::: AVAILABLE DATA :::
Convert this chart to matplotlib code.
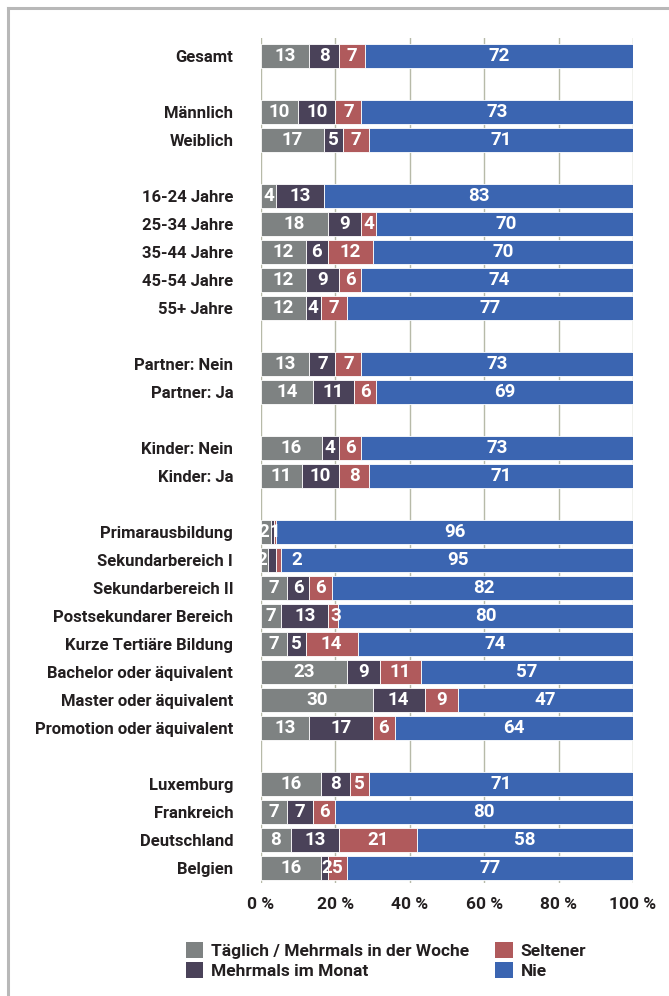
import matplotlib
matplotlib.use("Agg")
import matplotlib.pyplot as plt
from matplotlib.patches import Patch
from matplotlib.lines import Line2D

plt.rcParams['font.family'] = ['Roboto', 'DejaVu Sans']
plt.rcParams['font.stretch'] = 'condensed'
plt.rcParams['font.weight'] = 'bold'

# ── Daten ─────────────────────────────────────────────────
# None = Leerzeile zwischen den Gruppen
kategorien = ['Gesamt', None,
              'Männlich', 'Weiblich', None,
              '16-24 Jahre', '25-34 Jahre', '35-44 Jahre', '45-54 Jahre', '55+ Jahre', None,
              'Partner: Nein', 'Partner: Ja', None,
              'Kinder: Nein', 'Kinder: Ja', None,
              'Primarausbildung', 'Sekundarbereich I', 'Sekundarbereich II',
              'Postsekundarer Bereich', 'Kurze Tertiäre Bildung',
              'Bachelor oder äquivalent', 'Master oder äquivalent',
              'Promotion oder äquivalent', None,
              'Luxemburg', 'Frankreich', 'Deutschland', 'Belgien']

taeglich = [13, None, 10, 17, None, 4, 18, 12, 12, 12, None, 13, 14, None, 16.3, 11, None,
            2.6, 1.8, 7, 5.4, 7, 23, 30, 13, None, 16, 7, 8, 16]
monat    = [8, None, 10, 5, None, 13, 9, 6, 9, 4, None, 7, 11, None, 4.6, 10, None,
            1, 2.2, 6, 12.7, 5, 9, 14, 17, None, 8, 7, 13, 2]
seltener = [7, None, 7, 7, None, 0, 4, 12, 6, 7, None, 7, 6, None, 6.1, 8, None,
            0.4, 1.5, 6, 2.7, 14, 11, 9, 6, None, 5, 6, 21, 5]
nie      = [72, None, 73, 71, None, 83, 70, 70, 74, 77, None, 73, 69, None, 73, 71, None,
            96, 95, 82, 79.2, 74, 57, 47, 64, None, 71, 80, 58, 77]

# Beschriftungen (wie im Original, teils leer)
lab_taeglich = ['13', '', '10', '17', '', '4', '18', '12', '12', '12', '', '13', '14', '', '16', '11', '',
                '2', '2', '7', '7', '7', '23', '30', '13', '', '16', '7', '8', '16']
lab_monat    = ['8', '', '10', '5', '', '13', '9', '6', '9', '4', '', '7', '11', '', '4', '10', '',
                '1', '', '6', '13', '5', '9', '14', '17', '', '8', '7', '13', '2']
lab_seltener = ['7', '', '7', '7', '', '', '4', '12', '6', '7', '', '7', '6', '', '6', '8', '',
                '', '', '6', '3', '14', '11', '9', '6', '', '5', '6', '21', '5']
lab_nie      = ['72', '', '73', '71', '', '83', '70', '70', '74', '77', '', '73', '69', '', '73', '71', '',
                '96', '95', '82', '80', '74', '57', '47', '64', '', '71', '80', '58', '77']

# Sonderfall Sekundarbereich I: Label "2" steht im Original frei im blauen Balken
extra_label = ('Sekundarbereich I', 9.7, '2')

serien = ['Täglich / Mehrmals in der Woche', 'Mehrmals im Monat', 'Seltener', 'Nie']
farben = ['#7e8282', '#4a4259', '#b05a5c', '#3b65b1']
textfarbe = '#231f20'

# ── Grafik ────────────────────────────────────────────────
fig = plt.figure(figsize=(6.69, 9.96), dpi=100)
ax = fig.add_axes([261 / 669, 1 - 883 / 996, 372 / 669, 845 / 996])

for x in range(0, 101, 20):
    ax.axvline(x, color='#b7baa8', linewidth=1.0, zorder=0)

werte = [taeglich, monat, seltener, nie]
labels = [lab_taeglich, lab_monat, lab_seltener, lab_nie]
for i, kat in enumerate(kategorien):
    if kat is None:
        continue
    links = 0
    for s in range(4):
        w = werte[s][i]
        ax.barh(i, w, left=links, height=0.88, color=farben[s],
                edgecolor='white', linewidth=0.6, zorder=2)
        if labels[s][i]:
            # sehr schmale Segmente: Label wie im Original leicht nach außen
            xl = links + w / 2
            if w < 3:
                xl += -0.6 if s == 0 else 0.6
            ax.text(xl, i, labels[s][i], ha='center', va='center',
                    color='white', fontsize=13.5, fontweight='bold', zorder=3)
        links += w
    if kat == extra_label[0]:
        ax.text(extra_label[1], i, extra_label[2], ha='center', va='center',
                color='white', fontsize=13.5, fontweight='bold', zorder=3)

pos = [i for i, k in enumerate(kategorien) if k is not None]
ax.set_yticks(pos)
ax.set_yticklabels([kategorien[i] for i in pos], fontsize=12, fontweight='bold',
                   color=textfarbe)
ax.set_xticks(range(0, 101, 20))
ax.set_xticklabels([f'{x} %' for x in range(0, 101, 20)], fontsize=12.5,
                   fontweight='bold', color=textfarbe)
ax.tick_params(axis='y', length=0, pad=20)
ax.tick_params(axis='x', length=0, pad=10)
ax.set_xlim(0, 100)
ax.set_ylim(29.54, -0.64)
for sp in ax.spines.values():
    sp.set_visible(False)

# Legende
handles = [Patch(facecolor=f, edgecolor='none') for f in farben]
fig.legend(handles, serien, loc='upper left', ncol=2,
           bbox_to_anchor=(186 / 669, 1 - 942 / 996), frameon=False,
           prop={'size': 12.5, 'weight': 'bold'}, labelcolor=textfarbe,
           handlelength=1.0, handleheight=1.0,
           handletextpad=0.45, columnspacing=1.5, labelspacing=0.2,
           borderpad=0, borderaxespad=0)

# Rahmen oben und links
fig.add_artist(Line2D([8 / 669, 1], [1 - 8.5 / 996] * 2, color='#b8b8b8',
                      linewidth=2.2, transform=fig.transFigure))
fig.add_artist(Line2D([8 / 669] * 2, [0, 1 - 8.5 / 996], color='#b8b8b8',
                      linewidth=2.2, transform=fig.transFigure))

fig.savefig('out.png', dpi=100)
:::
▸ **DO THIS**
Reproduce every line precisely as given, omitting all pictures.

▸ **ANSWER TO THE TASK**
Convert this chart to matplotlib code.
import matplotlib
matplotlib.use("Agg")
import matplotlib.pyplot as plt
from matplotlib.patches import Patch
from matplotlib.lines import Line2D

plt.rcParams['font.family'] = ['Roboto', 'DejaVu Sans']
plt.rcParams['font.stretch'] = 'condensed'
plt.rcParams['font.weight'] = 'bold'

# ── Daten ─────────────────────────────────────────────────
# None = Leerzeile zwischen den Gruppen
kategorien = ['Gesamt', None,
              'Männlich', 'Weiblich', None,
              '16-24 Jahre', '25-34 Jahre', '35-44 Jahre', '45-54 Jahre', '55+ Jahre', None,
              'Partner: Nein', 'Partner: Ja', None,
              'Kinder: Nein', 'Kinder: Ja', None,
              'Primarausbildung', 'Sekundarbereich I', 'Sekundarbereich II',
              'Postsekundarer Bereich', 'Kurze Tertiäre Bildung',
              'Bachelor oder äquivalent', 'Master oder äquivalent',
              'Promotion oder äquivalent', None,
              'Luxemburg', 'Frankreich', 'Deutschland', 'Belgien']

taeglich = [13, None, 10, 17, None, 4, 18, 12, 12, 12, None, 13, 14, None, 16.3, 11, None,
            2.6, 1.8, 7, 5.4, 7, 23, 30, 13, None, 16, 7, 8, 16]
monat    = [8, None, 10, 5, None, 13, 9, 6, 9, 4, None, 7, 11, None, 4.6, 10, None,
            1, 2.2, 6, 12.7, 5, 9, 14, 17, None, 8, 7, 13, 2]
seltener = [7, None, 7, 7, None, 0, 4, 12, 6, 7, None, 7, 6, None, 6.1, 8, None,
            0.4, 1.5, 6, 2.7, 14, 11, 9, 6, None, 5, 6, 21, 5]
nie      = [72, None, 73, 71, None, 83, 70, 70, 74, 77, None, 73, 69, None, 73, 71, None,
            96, 95, 82, 79.2, 74, 57, 47, 64, None, 71, 80, 58, 77]

# Beschriftungen (wie im Original, teils leer)
lab_taeglich = ['13', '', '10', '17', '', '4', '18', '12', '12', '12', '', '13', '14', '', '16', '11', '',
                '2', '2', '7', '7', '7', '23', '30', '13', '', '16', '7', '8', '16']
lab_monat    = ['8', '', '10', '5', '', '13', '9', '6', '9', '4', '', '7', '11', '', '4', '10', '',
                '1', '', '6', '13', '5', '9', '14', '17', '', '8', '7', '13', '2']
lab_seltener = ['7', '', '7', '7', '', '', '4', '12', '6', '7', '', '7', '6', '', '6', '8', '',
                '', '', '6', '3', '14', '11', '9', '6', '', '5', '6', '21', '5']
lab_nie      = ['72', '', '73', '71', '', '83', '70', '70', '74', '77', '', '73', '69', '', '73', '71', '',
                '96', '95', '82', '80', '74', '57', '47', '64', '', '71', '80', '58', '77']

# Sonderfall Sekundarbereich I: Label "2" steht im Original frei im blauen Balken
extra_label = ('Sekundarbereich I', 9.7, '2')

serien = ['Täglich / Mehrmals in der Woche', 'Mehrmals im Monat', 'Seltener', 'Nie']
farben = ['#7e8282', '#4a4259', '#b05a5c', '#3b65b1']
textfarbe = '#231f20'

# ── Grafik ────────────────────────────────────────────────
fig = plt.figure(figsize=(6.69, 9.96), dpi=100)
ax = fig.add_axes([261 / 669, 1 - 883 / 996, 372 / 669, 845 / 996])

for x in range(0, 101, 20):
    ax.axvline(x, color='#b7baa8', linewidth=1.0, zorder=0)

werte = [taeglich, monat, seltener, nie]
labels = [lab_taeglich, lab_monat, lab_seltener, lab_nie]
for i, kat in enumerate(kategorien):
    if kat is None:
        continue
    links = 0
    for s in range(4):
        w = werte[s][i]
        ax.barh(i, w, left=links, height=0.88, color=farben[s],
                edgecolor='white', linewidth=0.6, zorder=2)
        if labels[s][i]:
            # sehr schmale Segmente: Label wie im Original leicht nach außen
            xl = links + w / 2
            if w < 3:
                xl += -0.6 if s == 0 else 0.6
            ax.text(xl, i, labels[s][i], ha='center', va='center',
                    color='white', fontsize=13.5, fontweight='bold', zorder=3)
        links += w
    if kat == extra_label[0]:
        ax.text(extra_label[1], i, extra_label[2], ha='center', va='center',
                color='white', fontsize=13.5, fontweight='bold', zorder=3)

pos = [i for i, k in enumerate(kategorien) if k is not None]
ax.set_yticks(pos)
ax.set_yticklabels([kategorien[i] for i in pos], fontsize=12, fontweight='bold',
                   color=textfarbe)
ax.set_xticks(range(0, 101, 20))
ax.set_xticklabels([f'{x} %' for x in range(0, 101, 20)], fontsize=12.5,
                   fontweight='bold', color=textfarbe)
ax.tick_params(axis='y', length=0, pad=20)
ax.tick_params(axis='x', length=0, pad=10)
ax.set_xlim(0, 100)
ax.set_ylim(29.54, -0.64)
for sp in ax.spines.values():
    sp.set_visible(False)

# Legende
handles = [Patch(facecolor=f, edgecolor='none') for f in farben]
fig.legend(handles, serien, loc='upper left', ncol=2,
           bbox_to_anchor=(186 / 669, 1 - 942 / 996), frameon=False,
           prop={'size': 12.5, 'weight': 'bold'}, labelcolor=textfarbe,
           handlelength=1.0, handleheight=1.0,
           handletextpad=0.45, columnspacing=1.5, labelspacing=0.2,
           borderpad=0, borderaxespad=0)

# Rahmen oben und links
fig.add_artist(Line2D([8 / 669, 1], [1 - 8.5 / 996] * 2, color='#b8b8b8',
                      linewidth=2.2, transform=fig.transFigure))
fig.add_artist(Line2D([8 / 669] * 2, [0, 1 - 8.5 / 996], color='#b8b8b8',
                      linewidth=2.2, transform=fig.transFigure))

fig.savefig('out.png', dpi=100)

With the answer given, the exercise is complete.